• _Required task_:
Without including the pictures, copy out every line below.

• _Material provided_:
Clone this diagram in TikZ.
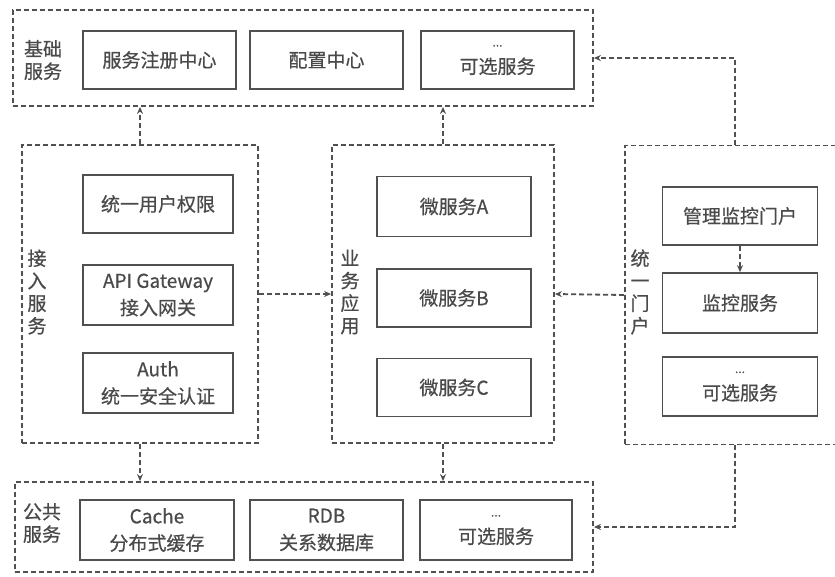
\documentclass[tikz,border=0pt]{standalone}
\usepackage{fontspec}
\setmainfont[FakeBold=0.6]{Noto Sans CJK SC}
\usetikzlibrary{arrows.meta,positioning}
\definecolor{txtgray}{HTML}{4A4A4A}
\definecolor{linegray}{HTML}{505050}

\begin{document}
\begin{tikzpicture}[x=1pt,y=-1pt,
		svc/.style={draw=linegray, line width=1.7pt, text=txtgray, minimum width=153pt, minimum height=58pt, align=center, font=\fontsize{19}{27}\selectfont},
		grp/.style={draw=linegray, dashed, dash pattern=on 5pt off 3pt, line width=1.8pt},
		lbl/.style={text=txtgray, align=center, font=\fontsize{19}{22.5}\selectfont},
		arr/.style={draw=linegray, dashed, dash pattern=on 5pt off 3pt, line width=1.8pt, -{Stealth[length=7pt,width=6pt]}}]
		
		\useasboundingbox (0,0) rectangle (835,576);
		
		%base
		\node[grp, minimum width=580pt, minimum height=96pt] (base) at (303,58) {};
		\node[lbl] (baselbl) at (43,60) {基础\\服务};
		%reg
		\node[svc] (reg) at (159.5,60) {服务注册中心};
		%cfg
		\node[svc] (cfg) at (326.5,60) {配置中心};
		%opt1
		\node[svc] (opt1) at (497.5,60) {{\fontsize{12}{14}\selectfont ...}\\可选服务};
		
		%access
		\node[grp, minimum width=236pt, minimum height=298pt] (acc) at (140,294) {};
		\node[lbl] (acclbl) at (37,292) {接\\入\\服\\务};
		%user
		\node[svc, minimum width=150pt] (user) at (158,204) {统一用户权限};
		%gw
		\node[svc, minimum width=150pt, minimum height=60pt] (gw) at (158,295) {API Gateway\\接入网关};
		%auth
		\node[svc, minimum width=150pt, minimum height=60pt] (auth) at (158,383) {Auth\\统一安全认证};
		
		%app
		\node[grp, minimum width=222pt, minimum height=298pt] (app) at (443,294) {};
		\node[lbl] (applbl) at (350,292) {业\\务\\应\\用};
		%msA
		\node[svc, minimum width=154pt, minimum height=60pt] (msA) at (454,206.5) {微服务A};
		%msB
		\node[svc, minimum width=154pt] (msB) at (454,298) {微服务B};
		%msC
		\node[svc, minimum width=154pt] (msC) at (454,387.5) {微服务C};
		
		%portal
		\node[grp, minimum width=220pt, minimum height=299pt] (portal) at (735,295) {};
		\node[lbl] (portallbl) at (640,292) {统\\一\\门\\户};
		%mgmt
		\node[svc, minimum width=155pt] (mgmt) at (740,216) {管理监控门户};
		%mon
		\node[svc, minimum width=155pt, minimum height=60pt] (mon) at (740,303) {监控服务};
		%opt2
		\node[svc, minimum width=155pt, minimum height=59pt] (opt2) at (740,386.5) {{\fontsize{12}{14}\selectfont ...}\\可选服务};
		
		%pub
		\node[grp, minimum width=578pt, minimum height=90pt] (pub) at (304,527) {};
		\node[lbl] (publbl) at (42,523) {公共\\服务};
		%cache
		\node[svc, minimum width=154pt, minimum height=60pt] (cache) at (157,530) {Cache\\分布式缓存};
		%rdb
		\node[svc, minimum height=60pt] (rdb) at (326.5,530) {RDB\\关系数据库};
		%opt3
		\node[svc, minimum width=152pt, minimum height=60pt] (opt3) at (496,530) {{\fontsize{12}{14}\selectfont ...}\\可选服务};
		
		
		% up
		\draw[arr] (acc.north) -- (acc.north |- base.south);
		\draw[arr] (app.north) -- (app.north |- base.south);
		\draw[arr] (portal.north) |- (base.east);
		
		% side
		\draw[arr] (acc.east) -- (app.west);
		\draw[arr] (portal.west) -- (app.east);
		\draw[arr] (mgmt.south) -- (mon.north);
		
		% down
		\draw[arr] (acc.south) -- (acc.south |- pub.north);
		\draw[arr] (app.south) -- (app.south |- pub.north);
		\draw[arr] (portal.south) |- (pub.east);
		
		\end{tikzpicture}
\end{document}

• _In response_:
Clone this diagram in TikZ.
\documentclass[tikz,border=0pt]{standalone}
\usepackage{fontspec}
\setmainfont[FakeBold=0.6]{Noto Sans CJK SC}
\usetikzlibrary{arrows.meta,positioning}
\definecolor{txtgray}{HTML}{4A4A4A}
\definecolor{linegray}{HTML}{505050}

\begin{document}
\begin{tikzpicture}[x=1pt,y=-1pt,
		svc/.style={draw=linegray, line width=1.7pt, text=txtgray, minimum width=153pt, minimum height=58pt, align=center, font=\fontsize{19}{27}\selectfont},
		grp/.style={draw=linegray, dashed, dash pattern=on 5pt off 3pt, line width=1.8pt},
		lbl/.style={text=txtgray, align=center, font=\fontsize{19}{22.5}\selectfont},
		arr/.style={draw=linegray, dashed, dash pattern=on 5pt off 3pt, line width=1.8pt, -{Stealth[length=7pt,width=6pt]}}]
		
		\useasboundingbox (0,0) rectangle (835,576);
		
		%base
		\node[grp, minimum width=580pt, minimum height=96pt] (base) at (303,58) {};
		\node[lbl] (baselbl) at (43,60) {基础\\服务};
		%reg
		\node[svc] (reg) at (159.5,60) {服务注册中心};
		%cfg
		\node[svc] (cfg) at (326.5,60) {配置中心};
		%opt1
		\node[svc] (opt1) at (497.5,60) {{\fontsize{12}{14}\selectfont ...}\\可选服务};
		
		%access
		\node[grp, minimum width=236pt, minimum height=298pt] (acc) at (140,294) {};
		\node[lbl] (acclbl) at (37,292) {接\\入\\服\\务};
		%user
		\node[svc, minimum width=150pt] (user) at (158,204) {统一用户权限};
		%gw
		\node[svc, minimum width=150pt, minimum height=60pt] (gw) at (158,295) {API Gateway\\接入网关};
		%auth
		\node[svc, minimum width=150pt, minimum height=60pt] (auth) at (158,383) {Auth\\统一安全认证};
		
		%app
		\node[grp, minimum width=222pt, minimum height=298pt] (app) at (443,294) {};
		\node[lbl] (applbl) at (350,292) {业\\务\\应\\用};
		%msA
		\node[svc, minimum width=154pt, minimum height=60pt] (msA) at (454,206.5) {微服务A};
		%msB
		\node[svc, minimum width=154pt] (msB) at (454,298) {微服务B};
		%msC
		\node[svc, minimum width=154pt] (msC) at (454,387.5) {微服务C};
		
		%portal
		\node[grp, minimum width=220pt, minimum height=299pt] (portal) at (735,295) {};
		\node[lbl] (portallbl) at (640,292) {统\\一\\门\\户};
		%mgmt
		\node[svc, minimum width=155pt] (mgmt) at (740,216) {管理监控门户};
		%mon
		\node[svc, minimum width=155pt, minimum height=60pt] (mon) at (740,303) {监控服务};
		%opt2
		\node[svc, minimum width=155pt, minimum height=59pt] (opt2) at (740,386.5) {{\fontsize{12}{14}\selectfont ...}\\可选服务};
		
		%pub
		\node[grp, minimum width=578pt, minimum height=90pt] (pub) at (304,527) {};
		\node[lbl] (publbl) at (42,523) {公共\\服务};
		%cache
		\node[svc, minimum width=154pt, minimum height=60pt] (cache) at (157,530) {Cache\\分布式缓存};
		%rdb
		\node[svc, minimum height=60pt] (rdb) at (326.5,530) {RDB\\关系数据库};
		%opt3
		\node[svc, minimum width=152pt, minimum height=60pt] (opt3) at (496,530) {{\fontsize{12}{14}\selectfont ...}\\可选服务};
		
		
		% up
		\draw[arr] (acc.north) -- (acc.north |- base.south);
		\draw[arr] (app.north) -- (app.north |- base.south);
		\draw[arr] (portal.north) |- (base.east);
		
		% side
		\draw[arr] (acc.east) -- (app.west);
		\draw[arr] (portal.west) -- (app.east);
		\draw[arr] (mgmt.south) -- (mon.north);
		
		% down
		\draw[arr] (acc.south) -- (acc.south |- pub.north);
		\draw[arr] (app.south) -- (app.south |- pub.north);
		\draw[arr] (portal.south) |- (pub.east);
		
		\end{tikzpicture}
\end{document}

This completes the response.